IS has killed hundreds of soldiers and police in Sinai since 2013, when fighting intensified, but the video shows the militants are expanding their activities to target civilians.
"Thanks be to God who has allowed the Islamic State's soldiers in Sinai in applying his law and instituting religion in spite of all the infidels, apostates and envious Jews," one fighter can be seen and heard saying.
In the video, which is also notable for the fact that the men speaking in it are unmasked, fighters are shown seizing trucks full of cigarettes and drugs, and then burning them.

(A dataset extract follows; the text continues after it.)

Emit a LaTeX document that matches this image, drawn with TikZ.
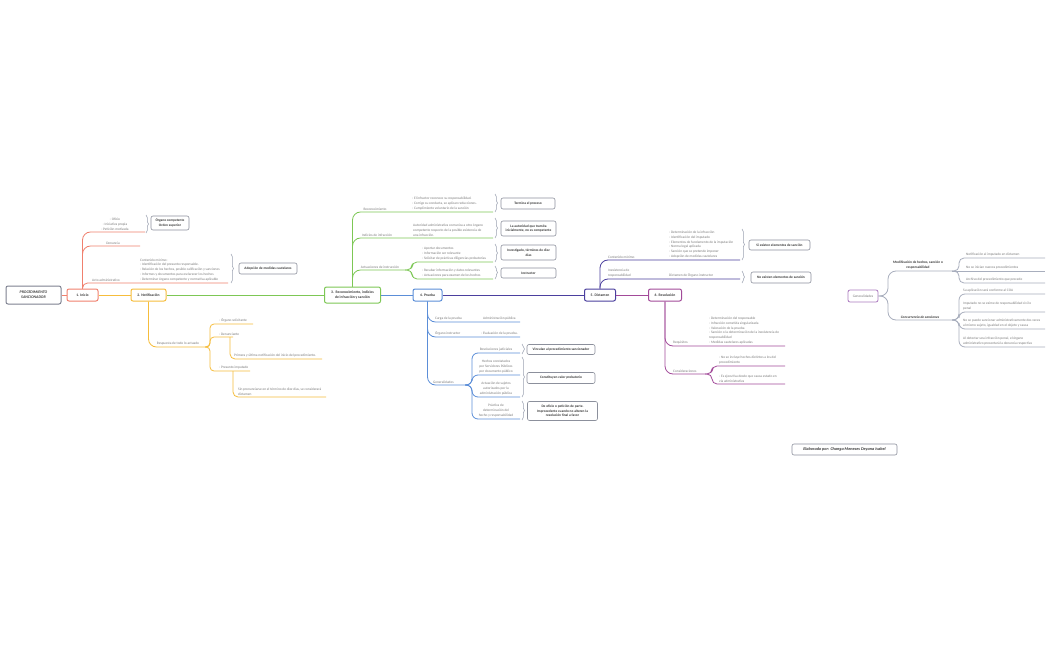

They are also seen handing out fliers with religious advice to motorists at checkpoints and raiding a Sufi gathering and arresting a number of men, who are given a religious sermon and then made to sign a document saying they will repent.
Fighters are also seen smashing television sets and satellite dishes, destroying tombs they say go against Islamic burial laws, and using sticks to beat men accused of smuggling.
They are also shown blowing up what they describe as Sufi shrines.
Islamic State has instituted similar religious police units in Syrian and Iraqi territories it controls. The Egyptian branch first showed signs of expanding its goals beyond fighting security forces when in December it bombed a church adjoining Cairo's St Mark's Cathedral, the seat of the Coptic papacy, killing 28 people.
In February the militants threatened all Egyptian Christians, the Middle East's largest Christian community, in a video, and began circulating names of Christians who must leave Sinai or die.
Within a period of three weeks they killed seven Christians, prompting almost 200 families to flee northern Sinai, church officials and human rights groups say.